A three-day conference of the National Council of Legislators from Gaming States (which publicly opposed the Reid-Kyl federal legalization initiative), held in Las Vegas, saw a lot of enthusiasm regarding the introduction of various forms of online gambling in several states, especially due to the diminished threat of federally imposed laws.
The 100-strong delegate conference included a panel of influential online gambling lawyers and experts, who recommended the delegates to keep ahead of the technology curve, make sure they were well-informed and possess regulatory knowledge and experience in order to be prepared for a significant amount of opposition and debate.
Regulators from 21 states, one Canadian province, lawmakers from Washington, D.C., and representatives of several American tribal operators heard numerous opinions during the three days, including the one given by a panelist who noted that setting up a regulatory authority would need at least a year to come into effect in case of individual states, due to detailed and complicated processes involved in setting up and maintaining appropriate regulations, licensee vetting and policing.

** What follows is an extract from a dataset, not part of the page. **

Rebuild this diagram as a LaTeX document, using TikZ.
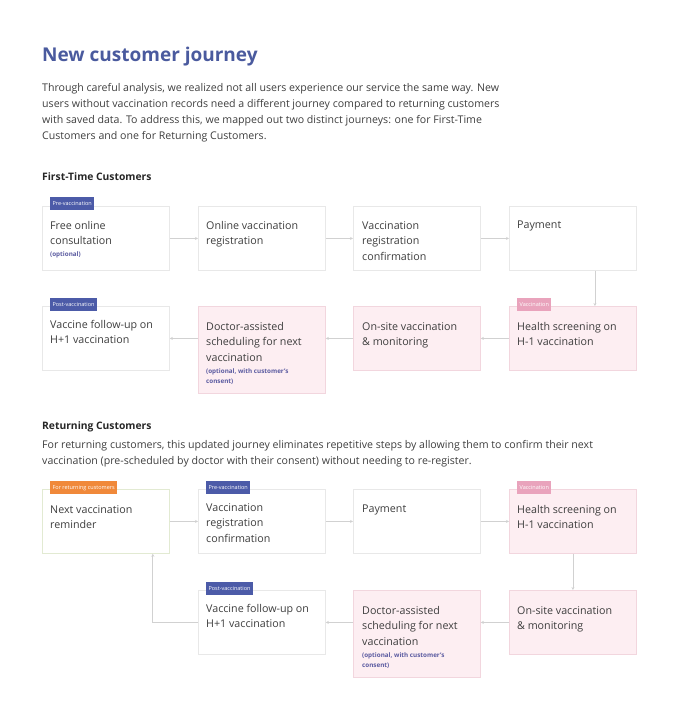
\documentclass[tikz,border=0pt]{standalone}
\usepackage{fontspec}
\setmainfont{Open Sans}
\usetikzlibrary{arrows.meta}
\definecolor{titleblue}{HTML}{4A5A9E}
\definecolor{tagblue}{HTML}{4C5BA8}
\definecolor{tagpink}{HTML}{E9A3BC}
\definecolor{tagorange}{HTML}{F0893A}
\definecolor{pinkfill}{HTML}{FDEEF2}
\definecolor{pinkline}{HTML}{F2D6DE}
\definecolor{greyline}{HTML}{E8E8E8}
\definecolor{greenline}{HTML}{E2EAD2}
\definecolor{bodytext}{HTML}{3E3E3E}
\definecolor{notetext}{HTML}{5A5AA0}
\begin{document}
\begin{tikzpicture}[
		x=1pt, y=-1pt,
		stage/.style  ={rectangle, draw=greyline, fill=white, line width=0.8pt, anchor=north west, minimum width=127pt, minimum height=64pt, inner sep=0pt},
		pinkstage/.style={stage, draw=pinkline, fill=pinkfill},
		greenstage/.style={stage, draw=greenline},
		txt/.style    ={anchor=north west, align=left, font=\fontsize{10.7}{15.5}\selectfont, text=bodytext, inner sep=0pt},
		note/.style   ={anchor=north west, align=left, font=\fontsize{6.3}{10}\selectfont\bfseries, text=notetext, inner sep=0pt},
		tag/.style    ={anchor=north west, font=\fontsize{5.5}{6}\selectfont, text=white, inner sep=2.4pt, minimum height=13pt},
		link/.style   ={draw=black!18, line width=0.8pt, -{Stealth[length=3pt,width=3pt]}},
	]

	\useasboundingbox (0,0) rectangle (678,720);

	% heading
	\node [anchor=north west, inner sep=0pt, font=\fontsize{19}{22}\selectfont\bfseries, text=titleblue] (title) at (42,47) {New customer journey};
	\node [anchor=north west, inner sep=0pt, align=left, text=bodytext, font=\fontsize{10.6}{16}\selectfont] (intro) at (42,83) {Through careful analysis, we realized not all users experience our service the same way. New\\users without vaccination records need a different journey compared to returning customers\\with saved data. To address this, we mapped out two distinct journeys: one for First-Time\\Customers and one for Returning Customers.};

	% first-time customers
	\node [anchor=north west, inner sep=0pt, font=\fontsize{10.3}{12}\selectfont\bfseries, text=black!85] (headA) at (42,172) {First-Time Customers};

	\node [stage]     (a1) at (42,206)  {};
	\node [stage]     (a2) at (198,206) {};
	\node [stage]     (a3) at (353,206) {};
	\node [stage]     (a4) at (509,206) {};
	\node [stage]     (a5) at (42,306)  {};
	\node [pinkstage, minimum height=87pt] (a6) at (198,306) {};
	\node [pinkstage] (a7) at (353,306) {};
	\node [pinkstage] (a8) at (509,306) {};

	\node [txt] (a1t) at (50,221)  {Free online\\consultation};
	\node [note] (a1n) at (50,252) {(optional)};
	\node [txt] (a2t) at (206,221) {Online vaccination\\registration};
	\node [txt] (a3t) at (362,221) {Vaccination\\registration\\confirmation};
	\node [txt] (a4t) at (517,221) {Payment};
	\node [txt] (a5t) at (50,320)  {Vaccine follow-up on\\H+1 vaccination};
	\node [txt] (a6t) at (206,322) {Doctor-assisted\\scheduling for next\\vaccination};
	\node [note] (a6n) at (206,369) {(optional, with customer's\\consent)};
	\node [txt] (a7t) at (362,322) {On-site vaccination\\\& monitoring};
	\node [txt] (a8t) at (517,322) {Health screening on\\H-1 vaccination};

	\node [tag, fill=tagblue] (a1g) at (50,197)  {Pre-vaccination};
	\node [tag, fill=tagblue] (a5g) at (50,298)  {Post-vaccination};
	\node [tag, fill=tagpink] (a8g) at (517,298) {Vaccination};

	\draw [link] (a1) -- (a2);
	\draw [link] (a2) -- (a3);
	\draw [link] (a3) -- (a4);
	\draw [link] ([xshift=22pt]a4.south) -- ([xshift=22pt]a8.north);
	\draw [link] (a8.west) -- (a7.east);
	\draw [link] (a7.west) -- (a7.west -| a6.east);
	\draw [link] (a7.west -| a6.west) -- (a7.west -| a5.east);

	% returning customers
	\node [anchor=north west, inner sep=0pt, font=\fontsize{10.3}{12}\selectfont\bfseries, text=black!85] (headB) at (42,421) {Returning Customers};
	\node [anchor=north west, inner sep=0pt, align=left, text=bodytext, font=\fontsize{10.6}{16}\selectfont] (introB) at (42,440) {For returning customers, this updated journey eliminates repetitive steps by allowing them to confirm their next\\vaccination (pre-scheduled by doctor with their consent) without needing to re-register.};

	\node [greenstage] (b1) at (42,489)  {};
	\node [stage]      (b2) at (198,489) {};
	\node [stage]      (b3) at (353,489) {};
	\node [pinkstage]  (b4) at (509,489) {};
	\node [stage]      (b5) at (198,590) {};
	\node [pinkstage, minimum height=87pt] (b6) at (353,590) {};
	\node [pinkstage]  (b7) at (509,590) {};

	\node [txt] (b1t) at (50,505)  {Next vaccination\\reminder};
	\node [txt] (b2t) at (206,503) {Vaccination\\registration\\confirmation};
	\node [txt] (b3t) at (362,505) {Payment};
	\node [txt] (b4t) at (517,505) {Health screening on\\H-1 vaccination};
	\node [txt] (b5t) at (206,604) {Vaccine follow-up on\\H+1 vaccination};
	\node [txt] (b6t) at (362,606) {Doctor-assisted\\scheduling for next\\vaccination};
	\node [note] (b6n) at (362,653) {(optional, with customer's\\consent)};
	\node [txt] (b7t) at (517,606) {On-site vaccination\\\& monitoring};

	\node [tag, fill=tagorange] (b1g) at (50,481)  {For returning customers};
	\node [tag, fill=tagblue]   (b2g) at (206,481) {Pre-vaccination};
	\node [tag, fill=tagpink]   (b4g) at (517,481) {Vaccination};
	\node [tag, fill=tagblue]   (b5g) at (206,582) {Post-vaccination};

	\draw [link] (b1) -- (b2);
	\draw [link] (b2) -- (b3);
	\draw [link] (b3) -- (b4);
	\draw [link] (b4) -- (b7);
	\draw [link] (b7.west) -- (b7.west -| b6.east);
	\draw [link] (b7.west -| b6.west) -- (b7.west -| b5.east);
	\draw [link] (b7.west -| b5.west) -| ([xshift=-17pt]b1.south east);

\end{tikzpicture}
\end{document}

Another panelist cautioned the delegates that as a dynamic and evolving phenomenon, online gambling technology requires constant regulatory attention. Therefore, she said, a state-by-state solution is more favorable than the one imposed by federal legislation and run by federal agencies, as states were more likely to ensure that regulations kept pace with technology.
In addition, however, one of her colleagues from the panel suggested that state legislators continue to regard online gambling as an illegal and exploitive activity.